Get as much knowledge about her case as you can. Read and find a support group. If the one you find is half as good as my SPOHNC group, it'll be a blessing. Groups are full of people who have gone through all the treatments and side effects and have all kinds of tricks to deal with them.

matt819

(10,749 posts)
5. Thanks
Thu Mar 28, 2013, 03:37 PM
Mar 2013

Thanks for your kind words.

The questions raised are good ones, and here are the answers, to put this in perspective.

My wife is my age (late 50s if you must know, sheesh!). Post menopausal. I don't know what she, or other women, think about the loss of childbearing capacity, even though it is natural and long expected. Our youngest is in her early 20s, so those days are long behind.

I say early stage because at this point we don't know any more or any better. I understand that they are doing a hysterectomy and removing ovaries, cervix, and fallopian tubes, and that they will do the lab work to determine, first, what exactly it is/was and, second, to determine what stage it's in. Obviously, we hope it's early and that the surgery is all that's needed, i.e., no radiation/chemo.

We own our own business, and my wife is the breadwinner. I do the paperwork. Her incapacity is a very real concern, and while neither of us has spoken about this, it's a real concern that I don't think either of us has an answer to at the moment. Step at a time?

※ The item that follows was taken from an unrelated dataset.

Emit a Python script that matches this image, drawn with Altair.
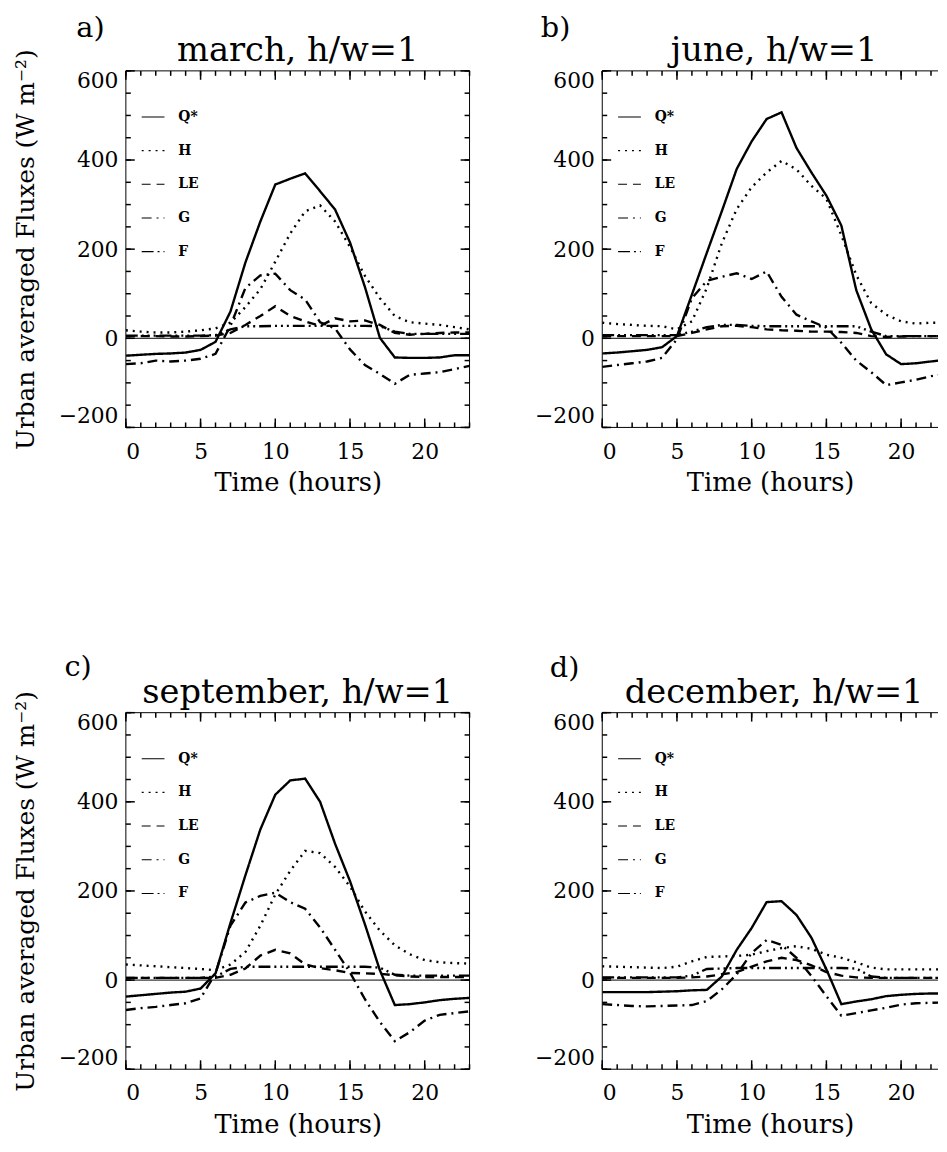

Points are taken re support groups, but she's not a support group kind of person. And the issue draws a chuckle based on a comment by my mother a few months ago. My father died in December at 85 years old. My mother is 83. We got to talking after the funeral about her maybe finding a support group of other seniors in the same boat. She laughed. She said the last thing she wanted to hear about was other people's problems. Hers aren't so bad, and those she has she has no desire to share with anyone. I think my wife has the same attitude. In any case, this is a "let's wait and see" issue.

We're in sort of a holding pattern for a bit, but stay tuned. And thanks for listening.

mwdem

(4,031 posts)
6. Staying positive always helped me.
Tue Apr 2, 2013, 06:13 PM
Apr 2013

I kept a truly positive outlook through both my cancers (breast and uterine, a year apart), and it helped everyone around me to do the same. My husband, my daughter and her husband, and my son all learned everything they could about my cancers, treatments, outlooks, everything. It started in the beginning of 2005, and I'm still kicking! It's not blind optimism, it's just being educated on the cancer and being positive. I did have a kick-ass group of doctors, and that helped a lot! Good luck, and I'm sure you'll know what to do and say through it all.